Multi-Query Attention in Transformers: Faster Decoding in 2026
Updated on January 23, 2026 4 minutes read
Transformers rely on attention to move information across a sequence. That is why attention variants matter: they can change how fast a model runs and how much memory it needs.
Multi-Query Attention (MQA) is one such variant. It is designed to make decoding more efficient by reducing the size of the key/value tensors used during generation.
If you have heard "MQA is faster," this article explains what that means, what changes inside the attention layer, and what trade-offs to consider in 2026 deployments.
A quick refresher: what attention is doing
In standard self-attention, every token produces three vectors: Query (Q), Key (K), and Value (V). The model uses Q to score how much it should look at every other token's K, then mixes their V vectors accordingly.

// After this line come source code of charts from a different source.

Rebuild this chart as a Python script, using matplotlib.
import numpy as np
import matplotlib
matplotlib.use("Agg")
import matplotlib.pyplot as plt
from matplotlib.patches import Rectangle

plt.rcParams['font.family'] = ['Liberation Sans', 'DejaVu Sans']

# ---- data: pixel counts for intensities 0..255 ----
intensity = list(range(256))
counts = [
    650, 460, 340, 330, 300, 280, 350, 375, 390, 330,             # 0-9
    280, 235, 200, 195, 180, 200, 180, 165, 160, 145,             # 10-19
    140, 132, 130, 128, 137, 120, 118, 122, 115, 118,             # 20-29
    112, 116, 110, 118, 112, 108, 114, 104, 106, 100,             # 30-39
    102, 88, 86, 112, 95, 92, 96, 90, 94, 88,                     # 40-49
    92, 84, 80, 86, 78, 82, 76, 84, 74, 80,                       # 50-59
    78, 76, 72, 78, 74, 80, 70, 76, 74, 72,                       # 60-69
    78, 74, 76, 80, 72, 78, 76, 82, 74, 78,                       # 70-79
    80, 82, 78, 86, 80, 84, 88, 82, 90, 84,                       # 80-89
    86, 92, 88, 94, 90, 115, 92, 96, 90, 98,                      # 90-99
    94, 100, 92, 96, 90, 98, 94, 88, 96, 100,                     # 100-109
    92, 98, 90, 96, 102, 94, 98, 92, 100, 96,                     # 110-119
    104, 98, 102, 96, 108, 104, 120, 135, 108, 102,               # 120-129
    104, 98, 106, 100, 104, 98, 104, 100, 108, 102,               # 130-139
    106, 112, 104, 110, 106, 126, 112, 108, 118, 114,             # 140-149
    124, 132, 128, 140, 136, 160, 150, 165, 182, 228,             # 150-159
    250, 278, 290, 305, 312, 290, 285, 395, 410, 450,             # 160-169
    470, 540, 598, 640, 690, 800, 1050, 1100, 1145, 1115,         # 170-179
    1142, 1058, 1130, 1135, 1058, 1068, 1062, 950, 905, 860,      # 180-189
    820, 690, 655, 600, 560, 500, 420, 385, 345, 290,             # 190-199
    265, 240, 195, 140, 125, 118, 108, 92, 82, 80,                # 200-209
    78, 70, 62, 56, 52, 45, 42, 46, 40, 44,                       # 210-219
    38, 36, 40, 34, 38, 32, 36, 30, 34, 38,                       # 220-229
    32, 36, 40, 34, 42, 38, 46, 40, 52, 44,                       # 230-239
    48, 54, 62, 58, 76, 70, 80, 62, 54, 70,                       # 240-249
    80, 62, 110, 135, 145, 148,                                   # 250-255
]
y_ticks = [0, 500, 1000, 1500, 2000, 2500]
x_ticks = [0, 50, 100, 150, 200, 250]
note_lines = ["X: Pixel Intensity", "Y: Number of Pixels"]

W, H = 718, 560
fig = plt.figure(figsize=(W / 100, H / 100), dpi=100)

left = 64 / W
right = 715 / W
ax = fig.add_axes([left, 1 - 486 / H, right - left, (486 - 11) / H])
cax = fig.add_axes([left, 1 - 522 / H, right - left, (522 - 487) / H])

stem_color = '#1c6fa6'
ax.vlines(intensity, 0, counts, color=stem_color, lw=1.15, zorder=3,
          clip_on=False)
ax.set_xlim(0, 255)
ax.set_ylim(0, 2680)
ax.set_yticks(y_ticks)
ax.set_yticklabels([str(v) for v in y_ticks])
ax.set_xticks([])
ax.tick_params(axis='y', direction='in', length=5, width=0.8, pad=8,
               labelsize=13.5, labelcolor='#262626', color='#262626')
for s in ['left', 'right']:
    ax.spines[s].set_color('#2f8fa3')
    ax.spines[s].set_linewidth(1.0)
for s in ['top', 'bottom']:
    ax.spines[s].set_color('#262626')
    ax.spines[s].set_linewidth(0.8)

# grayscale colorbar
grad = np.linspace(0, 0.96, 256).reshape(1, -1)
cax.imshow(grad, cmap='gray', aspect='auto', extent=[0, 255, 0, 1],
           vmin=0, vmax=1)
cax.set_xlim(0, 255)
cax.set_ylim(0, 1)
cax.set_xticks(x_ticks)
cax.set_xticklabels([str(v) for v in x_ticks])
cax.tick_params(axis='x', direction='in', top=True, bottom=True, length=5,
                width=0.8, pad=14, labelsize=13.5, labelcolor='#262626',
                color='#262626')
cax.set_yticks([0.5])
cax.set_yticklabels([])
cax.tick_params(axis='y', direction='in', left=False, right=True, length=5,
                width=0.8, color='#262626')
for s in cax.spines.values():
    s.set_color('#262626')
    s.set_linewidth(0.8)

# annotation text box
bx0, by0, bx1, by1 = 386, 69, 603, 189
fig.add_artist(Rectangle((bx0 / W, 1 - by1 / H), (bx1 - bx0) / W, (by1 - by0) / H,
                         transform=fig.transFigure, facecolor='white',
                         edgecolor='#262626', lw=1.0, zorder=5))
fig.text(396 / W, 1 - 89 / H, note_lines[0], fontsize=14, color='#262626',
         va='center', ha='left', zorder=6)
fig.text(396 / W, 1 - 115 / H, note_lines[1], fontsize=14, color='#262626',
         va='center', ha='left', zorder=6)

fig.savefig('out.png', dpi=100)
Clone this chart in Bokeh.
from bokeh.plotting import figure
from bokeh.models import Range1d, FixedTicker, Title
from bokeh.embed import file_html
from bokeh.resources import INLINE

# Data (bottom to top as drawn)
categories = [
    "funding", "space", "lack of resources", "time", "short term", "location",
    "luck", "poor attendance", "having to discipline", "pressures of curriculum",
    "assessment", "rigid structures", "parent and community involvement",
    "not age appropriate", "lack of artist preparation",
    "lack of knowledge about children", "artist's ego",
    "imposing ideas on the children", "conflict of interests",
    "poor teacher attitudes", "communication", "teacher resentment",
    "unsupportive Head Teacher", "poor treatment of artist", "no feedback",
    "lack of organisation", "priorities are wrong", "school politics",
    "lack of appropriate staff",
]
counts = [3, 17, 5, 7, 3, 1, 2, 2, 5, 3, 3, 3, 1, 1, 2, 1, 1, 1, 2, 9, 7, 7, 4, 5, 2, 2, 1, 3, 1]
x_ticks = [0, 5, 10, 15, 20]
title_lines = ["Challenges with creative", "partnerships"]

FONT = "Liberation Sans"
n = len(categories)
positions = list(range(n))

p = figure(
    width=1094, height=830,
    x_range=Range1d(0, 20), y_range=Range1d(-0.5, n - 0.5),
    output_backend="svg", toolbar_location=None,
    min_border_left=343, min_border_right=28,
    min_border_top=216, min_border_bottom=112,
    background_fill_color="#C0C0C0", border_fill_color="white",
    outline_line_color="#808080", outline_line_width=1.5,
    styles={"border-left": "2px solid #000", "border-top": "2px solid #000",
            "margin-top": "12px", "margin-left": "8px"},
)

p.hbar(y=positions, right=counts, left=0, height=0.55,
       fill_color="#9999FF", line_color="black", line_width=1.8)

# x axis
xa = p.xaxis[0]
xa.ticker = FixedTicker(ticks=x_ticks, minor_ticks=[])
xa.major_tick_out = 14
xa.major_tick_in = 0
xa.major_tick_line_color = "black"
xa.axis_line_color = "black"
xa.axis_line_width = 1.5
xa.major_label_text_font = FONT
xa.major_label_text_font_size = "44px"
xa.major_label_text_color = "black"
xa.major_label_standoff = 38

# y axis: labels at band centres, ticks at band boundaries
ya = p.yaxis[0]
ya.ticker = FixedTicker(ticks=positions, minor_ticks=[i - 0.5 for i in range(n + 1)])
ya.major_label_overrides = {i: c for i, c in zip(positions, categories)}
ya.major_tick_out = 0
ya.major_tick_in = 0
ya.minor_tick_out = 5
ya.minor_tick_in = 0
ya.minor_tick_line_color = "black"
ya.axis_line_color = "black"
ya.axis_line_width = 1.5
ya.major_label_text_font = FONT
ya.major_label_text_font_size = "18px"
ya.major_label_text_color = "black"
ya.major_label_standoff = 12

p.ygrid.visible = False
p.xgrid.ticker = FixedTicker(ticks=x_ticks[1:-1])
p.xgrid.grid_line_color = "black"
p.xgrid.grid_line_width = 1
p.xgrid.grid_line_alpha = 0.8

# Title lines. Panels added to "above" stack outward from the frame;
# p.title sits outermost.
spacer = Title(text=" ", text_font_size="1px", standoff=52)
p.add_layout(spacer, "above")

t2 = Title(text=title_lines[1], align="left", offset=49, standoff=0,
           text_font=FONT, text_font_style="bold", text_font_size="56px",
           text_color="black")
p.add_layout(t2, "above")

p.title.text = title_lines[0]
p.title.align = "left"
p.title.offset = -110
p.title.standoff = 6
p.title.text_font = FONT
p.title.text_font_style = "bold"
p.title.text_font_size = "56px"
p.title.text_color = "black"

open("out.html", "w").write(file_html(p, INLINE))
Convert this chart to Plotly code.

Transformers typically use multi-head attention. Instead of one attention computation, the model runs several heads in parallel, so different heads can learn different patterns.
The practical bottleneck MQA targets: decoding and the KV cache
When a model generates text (autoregressive decoding), it produces tokens one at a time. For speed, it usually caches the past keys and values for each layer so it does not recompute them at every step.
That cache is often called the KV cache. As context windows grow and concurrent users increase, KV cache memory and memory bandwidth become real constraints.
MQA is a response to this specific problem: it aims to reduce how much key/value data must be stored and moved during incremental decoding.
What is Multi-Query Attention
In multi-head attention (MHA), each head has its own projections for Q, K, and V. That means multiple sets of keys and values are produced and cached.
In multi-query attention (MQA), the model keeps multiple query heads but uses a shared set of keys and values across heads. You still ask multiple "questions" (queries), but the "index" (keys) and the "content to retrieve" (values) are shared.
This idea is often summarized as "one write head" for keys/values, while still allowing multiple query heads.
Multi-head vs multi-query at a glance
- MHA: many Q, many K, many V (one set per head)
- MQA: many Q, one K, one V (shared across heads)
The key point is not "more relationships." The key point isfewers key/value states to store and load during decoding.
Why sharing keys and values can speed up generation
During incremental decoding, the model repeatedly reads the KV cache to compute attention for the next token. If the cache is large, this process can become memory bandwidth bound.
By sharing K and V across heads, MQA reduces the size of those tensors and can reduce bandwidth pressure. In the original MQA proposal, this is described as a way to make decoding faster with only a small quality drop compared with standard multi-head attention.
Trade-offs and related variants you will hear about
MQA changes the representational capacity of attention heads because keys and values are no longer unique per head. That can introduce a quality trade-off depending on the task, the model size, and the training setup.
You will also hear about Grouped-Query Attention (GQA). Conceptually, it sits between MHA and MQA by sharing keys/values across groups of heads instead of sharing a single set across all heads.
A helpful mental model is: MHA maximizes per-head flexibility, MQA maximizes KV efficiency, and GQA is a middle ground.
When MQA is a good fit
MQA is most relevant when your workload looks like "generate tokens one by one and serve results quickly." That often includes chat-style assistants, summarization, and other generative tasks.
It is particularly worth evaluating when:
- Context length is large, and KV cache memory dominates.
- You need higher throughput (more concurrent generations).
- Latency matters,s and decoding is the bottleneck.
If your main bottleneck is training time (not decoding), or if you are optimizing purely for maximum quality at fixed compute, MQA may not be the first lever you pull.
Implementation intuition (no framework lock-in)
From an implementation standpoint, MQA usually means separate query projections per head and shared key/value projections. During attention computation, the shared K/V are reused across the query heads. Fogeneration, caching becomes simpler: you cache fewer K/V streams per layer, which is one reason memory use drops. The exact details depend on your architecture (decoder-only vs encoder-decoder) and the attention implementation.
Key takeaways
- MQA is primarily an inference efficiency technique for Transformers.
- It keeps multiple query heads while using shared keys and values.
- The main benefit shows up in incremental decoding via a smaller KV cache and reduced memory bandwidth pressure.
- There can be quality trade-offs, so it is best evaluated empirically for your model and task.